:: Extracted material

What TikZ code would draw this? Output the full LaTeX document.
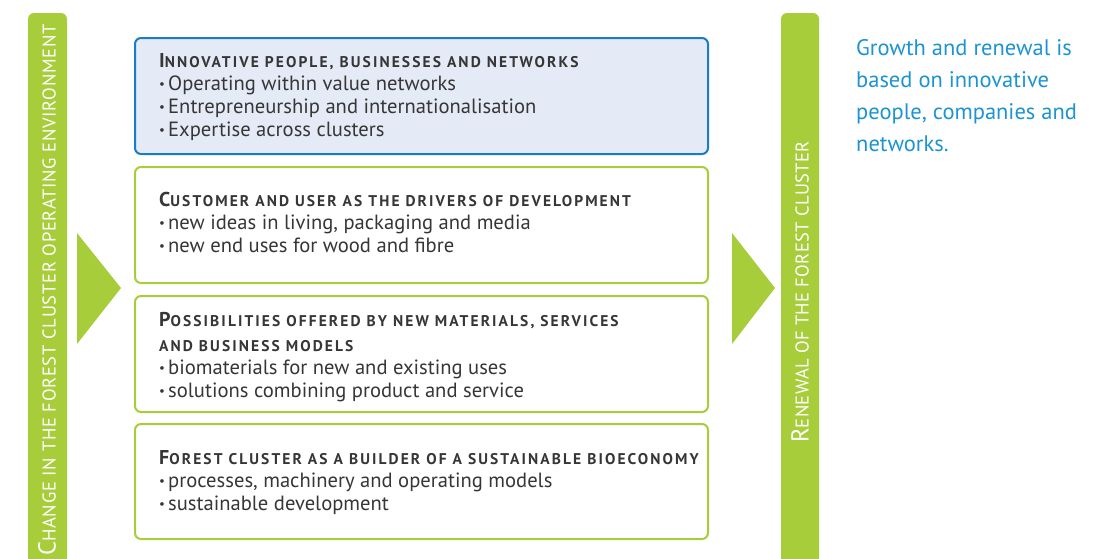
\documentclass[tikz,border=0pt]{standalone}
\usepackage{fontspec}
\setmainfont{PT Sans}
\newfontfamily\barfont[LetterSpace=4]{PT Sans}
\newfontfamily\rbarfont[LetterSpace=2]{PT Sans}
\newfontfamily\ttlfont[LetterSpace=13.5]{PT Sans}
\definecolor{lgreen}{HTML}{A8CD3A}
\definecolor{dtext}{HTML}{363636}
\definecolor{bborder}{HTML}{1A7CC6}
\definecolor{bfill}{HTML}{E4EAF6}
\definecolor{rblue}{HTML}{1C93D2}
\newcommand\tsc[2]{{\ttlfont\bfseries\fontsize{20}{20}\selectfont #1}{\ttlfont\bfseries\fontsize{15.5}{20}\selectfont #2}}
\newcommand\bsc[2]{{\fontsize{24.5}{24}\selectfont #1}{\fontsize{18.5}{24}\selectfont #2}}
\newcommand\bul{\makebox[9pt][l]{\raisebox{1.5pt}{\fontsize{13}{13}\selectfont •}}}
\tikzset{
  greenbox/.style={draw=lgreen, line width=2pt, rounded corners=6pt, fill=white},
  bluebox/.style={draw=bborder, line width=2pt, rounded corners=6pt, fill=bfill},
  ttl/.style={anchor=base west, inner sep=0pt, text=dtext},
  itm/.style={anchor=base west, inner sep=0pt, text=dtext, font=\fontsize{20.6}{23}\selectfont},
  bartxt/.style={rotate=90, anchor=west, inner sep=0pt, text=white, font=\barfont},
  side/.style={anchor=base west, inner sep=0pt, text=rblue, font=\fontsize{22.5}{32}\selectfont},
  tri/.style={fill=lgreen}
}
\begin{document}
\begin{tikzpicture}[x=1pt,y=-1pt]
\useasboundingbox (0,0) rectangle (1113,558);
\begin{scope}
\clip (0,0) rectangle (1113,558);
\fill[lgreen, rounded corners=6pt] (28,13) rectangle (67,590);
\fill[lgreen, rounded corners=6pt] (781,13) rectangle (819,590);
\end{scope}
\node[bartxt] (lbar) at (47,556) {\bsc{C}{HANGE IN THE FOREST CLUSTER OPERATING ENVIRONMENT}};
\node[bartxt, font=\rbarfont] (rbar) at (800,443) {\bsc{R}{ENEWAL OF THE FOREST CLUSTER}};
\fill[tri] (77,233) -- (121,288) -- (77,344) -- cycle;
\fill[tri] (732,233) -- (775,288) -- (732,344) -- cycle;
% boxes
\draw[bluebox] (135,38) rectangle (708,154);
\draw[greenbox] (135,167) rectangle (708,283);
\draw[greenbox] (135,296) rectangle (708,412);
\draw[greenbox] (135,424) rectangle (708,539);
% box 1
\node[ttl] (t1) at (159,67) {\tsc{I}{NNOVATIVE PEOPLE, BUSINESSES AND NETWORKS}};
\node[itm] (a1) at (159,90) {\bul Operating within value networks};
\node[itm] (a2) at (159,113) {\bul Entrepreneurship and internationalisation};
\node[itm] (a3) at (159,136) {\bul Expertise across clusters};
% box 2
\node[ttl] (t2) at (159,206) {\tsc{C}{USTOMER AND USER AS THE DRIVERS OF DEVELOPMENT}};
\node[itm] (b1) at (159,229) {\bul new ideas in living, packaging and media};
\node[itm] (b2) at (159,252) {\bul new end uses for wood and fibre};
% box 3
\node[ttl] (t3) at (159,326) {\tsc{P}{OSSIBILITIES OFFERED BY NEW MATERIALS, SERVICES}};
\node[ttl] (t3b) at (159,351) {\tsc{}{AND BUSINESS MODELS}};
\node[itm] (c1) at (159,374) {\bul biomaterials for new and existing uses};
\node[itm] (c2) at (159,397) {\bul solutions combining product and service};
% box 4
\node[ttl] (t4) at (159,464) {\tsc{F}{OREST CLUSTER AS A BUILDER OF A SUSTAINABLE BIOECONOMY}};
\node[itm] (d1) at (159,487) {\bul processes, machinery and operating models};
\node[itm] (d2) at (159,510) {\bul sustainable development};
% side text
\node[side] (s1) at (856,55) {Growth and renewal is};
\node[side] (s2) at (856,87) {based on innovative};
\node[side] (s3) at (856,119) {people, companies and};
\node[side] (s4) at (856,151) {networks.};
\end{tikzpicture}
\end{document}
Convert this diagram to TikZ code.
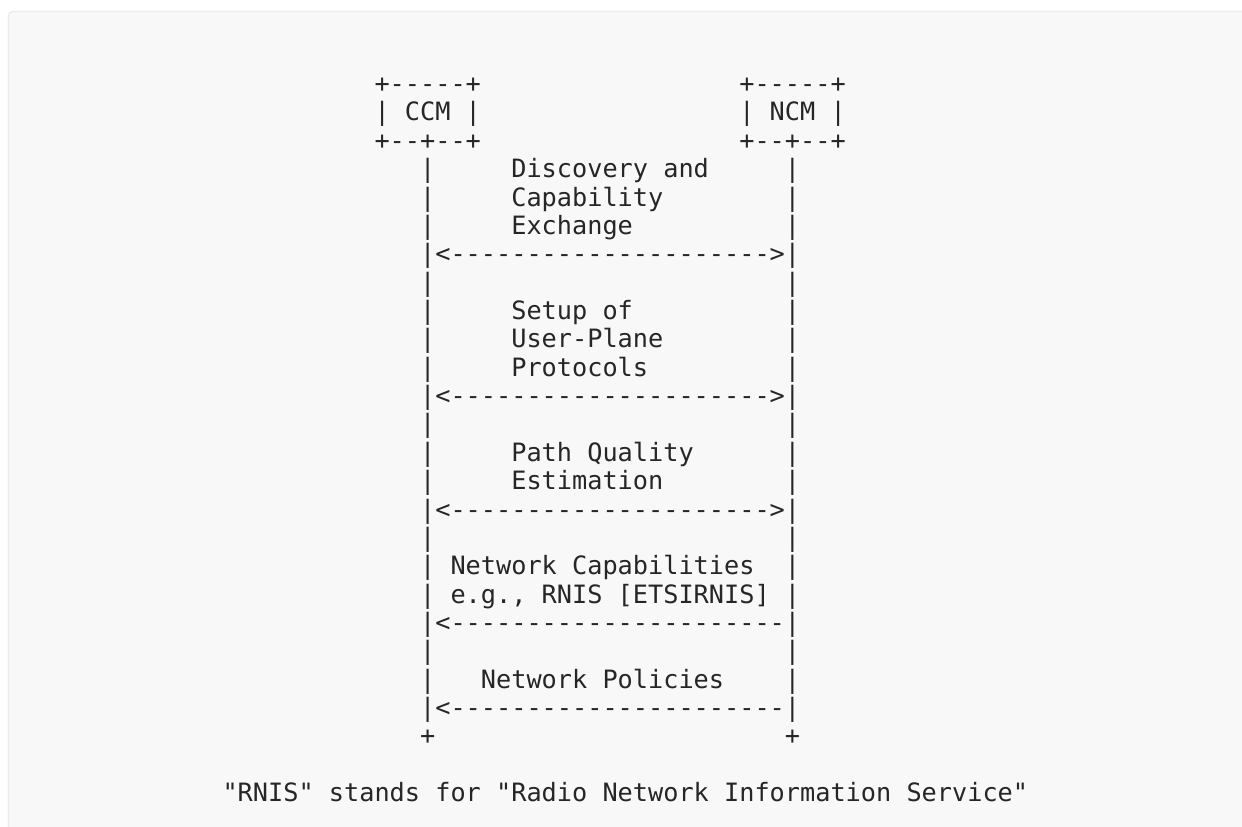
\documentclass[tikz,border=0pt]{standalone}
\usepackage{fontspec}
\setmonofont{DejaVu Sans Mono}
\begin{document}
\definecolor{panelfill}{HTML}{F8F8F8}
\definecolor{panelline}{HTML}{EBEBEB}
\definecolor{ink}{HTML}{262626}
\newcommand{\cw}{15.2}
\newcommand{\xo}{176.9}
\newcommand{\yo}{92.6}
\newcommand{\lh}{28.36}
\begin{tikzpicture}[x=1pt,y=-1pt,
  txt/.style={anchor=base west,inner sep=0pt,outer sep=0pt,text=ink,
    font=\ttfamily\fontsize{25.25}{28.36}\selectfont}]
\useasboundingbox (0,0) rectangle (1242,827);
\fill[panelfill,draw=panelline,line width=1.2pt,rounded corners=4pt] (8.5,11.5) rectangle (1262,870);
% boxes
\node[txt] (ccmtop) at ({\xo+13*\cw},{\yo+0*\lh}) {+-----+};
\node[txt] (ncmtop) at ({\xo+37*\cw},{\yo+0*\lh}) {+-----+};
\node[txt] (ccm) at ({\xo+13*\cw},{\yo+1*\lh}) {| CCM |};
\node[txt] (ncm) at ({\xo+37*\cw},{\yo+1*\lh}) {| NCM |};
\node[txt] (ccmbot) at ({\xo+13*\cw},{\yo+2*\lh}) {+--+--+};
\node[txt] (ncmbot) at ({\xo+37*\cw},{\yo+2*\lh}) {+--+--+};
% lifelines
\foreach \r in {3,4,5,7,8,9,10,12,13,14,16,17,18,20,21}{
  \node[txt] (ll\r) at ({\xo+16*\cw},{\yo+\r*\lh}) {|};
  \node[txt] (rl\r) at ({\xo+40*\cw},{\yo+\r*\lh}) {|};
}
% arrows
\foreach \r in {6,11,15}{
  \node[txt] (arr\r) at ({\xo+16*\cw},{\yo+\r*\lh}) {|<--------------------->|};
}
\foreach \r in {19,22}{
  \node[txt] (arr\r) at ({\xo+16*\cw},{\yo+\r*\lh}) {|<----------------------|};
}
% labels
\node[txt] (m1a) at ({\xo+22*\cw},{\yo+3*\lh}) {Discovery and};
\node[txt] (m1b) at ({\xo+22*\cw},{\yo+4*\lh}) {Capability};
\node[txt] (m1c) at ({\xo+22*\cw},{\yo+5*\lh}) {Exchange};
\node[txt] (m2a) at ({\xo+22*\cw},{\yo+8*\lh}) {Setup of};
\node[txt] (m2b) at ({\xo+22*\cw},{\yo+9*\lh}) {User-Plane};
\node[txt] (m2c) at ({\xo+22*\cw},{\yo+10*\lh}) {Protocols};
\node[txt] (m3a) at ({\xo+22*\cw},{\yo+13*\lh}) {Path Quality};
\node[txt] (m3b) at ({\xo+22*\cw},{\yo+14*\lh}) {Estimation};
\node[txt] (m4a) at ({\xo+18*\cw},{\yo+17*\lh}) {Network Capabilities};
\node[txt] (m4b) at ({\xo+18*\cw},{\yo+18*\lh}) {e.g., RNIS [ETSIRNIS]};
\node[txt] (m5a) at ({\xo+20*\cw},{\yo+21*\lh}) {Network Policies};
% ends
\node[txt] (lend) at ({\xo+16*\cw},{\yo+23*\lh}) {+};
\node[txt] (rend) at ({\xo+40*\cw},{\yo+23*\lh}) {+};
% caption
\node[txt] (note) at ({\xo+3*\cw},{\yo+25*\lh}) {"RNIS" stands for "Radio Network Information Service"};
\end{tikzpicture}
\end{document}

::::

> [Problem requirements] Except for the pictures, give all the material above again verbatim.

> [Result for this exercise]
What TikZ code would draw this? Output the full LaTeX document.
\documentclass[tikz,border=0pt]{standalone}
\usepackage{fontspec}
\setmainfont{PT Sans}
\newfontfamily\barfont[LetterSpace=4]{PT Sans}
\newfontfamily\rbarfont[LetterSpace=2]{PT Sans}
\newfontfamily\ttlfont[LetterSpace=13.5]{PT Sans}
\definecolor{lgreen}{HTML}{A8CD3A}
\definecolor{dtext}{HTML}{363636}
\definecolor{bborder}{HTML}{1A7CC6}
\definecolor{bfill}{HTML}{E4EAF6}
\definecolor{rblue}{HTML}{1C93D2}
\newcommand\tsc[2]{{\ttlfont\bfseries\fontsize{20}{20}\selectfont #1}{\ttlfont\bfseries\fontsize{15.5}{20}\selectfont #2}}
\newcommand\bsc[2]{{\fontsize{24.5}{24}\selectfont #1}{\fontsize{18.5}{24}\selectfont #2}}
\newcommand\bul{\makebox[9pt][l]{\raisebox{1.5pt}{\fontsize{13}{13}\selectfont •}}}
\tikzset{
  greenbox/.style={draw=lgreen, line width=2pt, rounded corners=6pt, fill=white},
  bluebox/.style={draw=bborder, line width=2pt, rounded corners=6pt, fill=bfill},
  ttl/.style={anchor=base west, inner sep=0pt, text=dtext},
  itm/.style={anchor=base west, inner sep=0pt, text=dtext, font=\fontsize{20.6}{23}\selectfont},
  bartxt/.style={rotate=90, anchor=west, inner sep=0pt, text=white, font=\barfont},
  side/.style={anchor=base west, inner sep=0pt, text=rblue, font=\fontsize{22.5}{32}\selectfont},
  tri/.style={fill=lgreen}
}
\begin{document}
\begin{tikzpicture}[x=1pt,y=-1pt]
\useasboundingbox (0,0) rectangle (1113,558);
\begin{scope}
\clip (0,0) rectangle (1113,558);
\fill[lgreen, rounded corners=6pt] (28,13) rectangle (67,590);
\fill[lgreen, rounded corners=6pt] (781,13) rectangle (819,590);
\end{scope}
\node[bartxt] (lbar) at (47,556) {\bsc{C}{HANGE IN THE FOREST CLUSTER OPERATING ENVIRONMENT}};
\node[bartxt, font=\rbarfont] (rbar) at (800,443) {\bsc{R}{ENEWAL OF THE FOREST CLUSTER}};
\fill[tri] (77,233) -- (121,288) -- (77,344) -- cycle;
\fill[tri] (732,233) -- (775,288) -- (732,344) -- cycle;
% boxes
\draw[bluebox] (135,38) rectangle (708,154);
\draw[greenbox] (135,167) rectangle (708,283);
\draw[greenbox] (135,296) rectangle (708,412);
\draw[greenbox] (135,424) rectangle (708,539);
% box 1
\node[ttl] (t1) at (159,67) {\tsc{I}{NNOVATIVE PEOPLE, BUSINESSES AND NETWORKS}};
\node[itm] (a1) at (159,90) {\bul Operating within value networks};
\node[itm] (a2) at (159,113) {\bul Entrepreneurship and internationalisation};
\node[itm] (a3) at (159,136) {\bul Expertise across clusters};
% box 2
\node[ttl] (t2) at (159,206) {\tsc{C}{USTOMER AND USER AS THE DRIVERS OF DEVELOPMENT}};
\node[itm] (b1) at (159,229) {\bul new ideas in living, packaging and media};
\node[itm] (b2) at (159,252) {\bul new end uses for wood and fibre};
% box 3
\node[ttl] (t3) at (159,326) {\tsc{P}{OSSIBILITIES OFFERED BY NEW MATERIALS, SERVICES}};
\node[ttl] (t3b) at (159,351) {\tsc{}{AND BUSINESS MODELS}};
\node[itm] (c1) at (159,374) {\bul biomaterials for new and existing uses};
\node[itm] (c2) at (159,397) {\bul solutions combining product and service};
% box 4
\node[ttl] (t4) at (159,464) {\tsc{F}{OREST CLUSTER AS A BUILDER OF A SUSTAINABLE BIOECONOMY}};
\node[itm] (d1) at (159,487) {\bul processes, machinery and operating models};
\node[itm] (d2) at (159,510) {\bul sustainable development};
% side text
\node[side] (s1) at (856,55) {Growth and renewal is};
\node[side] (s2) at (856,87) {based on innovative};
\node[side] (s3) at (856,119) {people, companies and};
\node[side] (s4) at (856,151) {networks.};
\end{tikzpicture}
\end{document}
Convert this diagram to TikZ code.
\documentclass[tikz,border=0pt]{standalone}
\usepackage{fontspec}
\setmonofont{DejaVu Sans Mono}
\begin{document}
\definecolor{panelfill}{HTML}{F8F8F8}
\definecolor{panelline}{HTML}{EBEBEB}
\definecolor{ink}{HTML}{262626}
\newcommand{\cw}{15.2}
\newcommand{\xo}{176.9}
\newcommand{\yo}{92.6}
\newcommand{\lh}{28.36}
\begin{tikzpicture}[x=1pt,y=-1pt,
  txt/.style={anchor=base west,inner sep=0pt,outer sep=0pt,text=ink,
    font=\ttfamily\fontsize{25.25}{28.36}\selectfont}]
\useasboundingbox (0,0) rectangle (1242,827);
\fill[panelfill,draw=panelline,line width=1.2pt,rounded corners=4pt] (8.5,11.5) rectangle (1262,870);
% boxes
\node[txt] (ccmtop) at ({\xo+13*\cw},{\yo+0*\lh}) {+-----+};
\node[txt] (ncmtop) at ({\xo+37*\cw},{\yo+0*\lh}) {+-----+};
\node[txt] (ccm) at ({\xo+13*\cw},{\yo+1*\lh}) {| CCM |};
\node[txt] (ncm) at ({\xo+37*\cw},{\yo+1*\lh}) {| NCM |};
\node[txt] (ccmbot) at ({\xo+13*\cw},{\yo+2*\lh}) {+--+--+};
\node[txt] (ncmbot) at ({\xo+37*\cw},{\yo+2*\lh}) {+--+--+};
% lifelines
\foreach \r in {3,4,5,7,8,9,10,12,13,14,16,17,18,20,21}{
  \node[txt] (ll\r) at ({\xo+16*\cw},{\yo+\r*\lh}) {|};
  \node[txt] (rl\r) at ({\xo+40*\cw},{\yo+\r*\lh}) {|};
}
% arrows
\foreach \r in {6,11,15}{
  \node[txt] (arr\r) at ({\xo+16*\cw},{\yo+\r*\lh}) {|<--------------------->|};
}
\foreach \r in {19,22}{
  \node[txt] (arr\r) at ({\xo+16*\cw},{\yo+\r*\lh}) {|<----------------------|};
}
% labels
\node[txt] (m1a) at ({\xo+22*\cw},{\yo+3*\lh}) {Discovery and};
\node[txt] (m1b) at ({\xo+22*\cw},{\yo+4*\lh}) {Capability};
\node[txt] (m1c) at ({\xo+22*\cw},{\yo+5*\lh}) {Exchange};
\node[txt] (m2a) at ({\xo+22*\cw},{\yo+8*\lh}) {Setup of};
\node[txt] (m2b) at ({\xo+22*\cw},{\yo+9*\lh}) {User-Plane};
\node[txt] (m2c) at ({\xo+22*\cw},{\yo+10*\lh}) {Protocols};
\node[txt] (m3a) at ({\xo+22*\cw},{\yo+13*\lh}) {Path Quality};
\node[txt] (m3b) at ({\xo+22*\cw},{\yo+14*\lh}) {Estimation};
\node[txt] (m4a) at ({\xo+18*\cw},{\yo+17*\lh}) {Network Capabilities};
\node[txt] (m4b) at ({\xo+18*\cw},{\yo+18*\lh}) {e.g., RNIS [ETSIRNIS]};
\node[txt] (m5a) at ({\xo+20*\cw},{\yo+21*\lh}) {Network Policies};
% ends
\node[txt] (lend) at ({\xo+16*\cw},{\yo+23*\lh}) {+};
\node[txt] (rend) at ({\xo+40*\cw},{\yo+23*\lh}) {+};
% caption
\node[txt] (note) at ({\xo+3*\cw},{\yo+25*\lh}) {"RNIS" stands for "Radio Network Information Service"};
\end{tikzpicture}
\end{document}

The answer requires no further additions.